La chanson est-elle commercialisée ?
Jusqu’à présent, l’œuvre est gratuite, parce que j’ai décidé de la sortir sans calcul. Je ne veux pas la commercialiser. J’ai encore un album qui a été enregistré entre les Etats-Unis d’Amérique, Kinshasa et Kisangani en Rd-Congo et l’Angleterre en 2015. Un superbe album que les gens n’ont pas encore écouté. Je suis sûr qu’à sa sortie, il fera son temps et sera commercialisé. « Oa motema mabe » a été fait à dessein, sans idée commerciale. Il y a un gros réseau de la diaspora congolaise qui m’a découvert et qui souhaite la commercialisation de l’œuvre. Le fait de l’acheter via les plateformes digitales sera une façon de me soutenir. Aujourd’hui, l’œuvre est en cours de processus sur ITunes et autres.
Où trouver la chanson ?
Pour l’instant, l’œuvre est présente sur Internet, -sur Whatsapp et autres réseaux sociaux. Trois jours après sa sortie, elle avait connu un franc succès. J’avais l’impression comme si elle était sur le marché depuis un mois. Une grosse promotion club sera bientôt lancée à Kinshasa et dans d’autres villes du pays. Ceux qui l’écouteront dans des clubs pourront la demandait auprès des DJ. J’autorise expressément tout le monde à l’avoir. Il faut dire que je suis à la fois artiste, auteur-compositeur, interprète et producteur de cette œuvre. Je peux quand même me permettre des choses.

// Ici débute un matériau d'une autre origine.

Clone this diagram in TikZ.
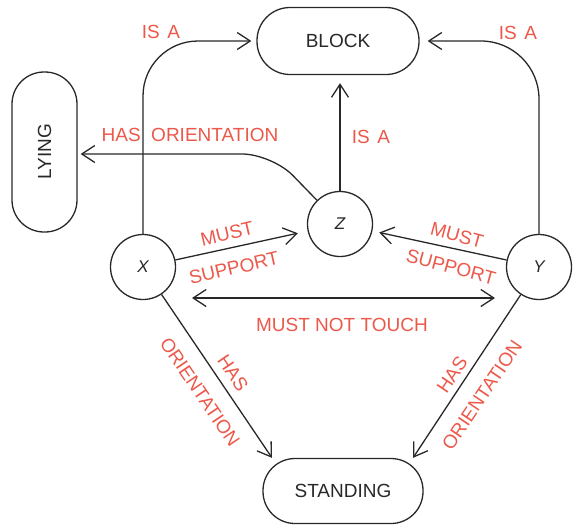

Contrairement aux musiciens rd-congolais évoluant dans le registre du « Ndombolo » ou de la « Rumba », les musiciens urbains ne drainent pas du monde. A quoi est du cela ?
Sincèrement, je ne vois pas un grand artiste musicien plus talentueux que moi. Le destin a tranché. Artistiquement, mes propos paraissent prétentieux, mais je ne vois aucun talent monstrueux dans plusieurs musiciens qui arrivent à galvaniser les rues de Kinshasa. Nous, les artistes urbains de la Rd-Congo, avons encore du mal à mobiliser les foules et à passer nos messages.
Certes, dans la partie Est du pays, j’ai mobilisé 10 mille personnes ou plus. Kinshasa, à l’Ouest de la Rd-Congo, et l’Afrique restent encore un exercice. Quel langage Werrason, Koffi et autres utilisent pour captiver la rue ? C’est de ce ras-le-bol et de cette envie de changer les choses que j’ai sorti cette œuvre. En même temps, comme la rue de mon pays adore danser, nous bougeons la hanche et nous reviendrons au cerveau.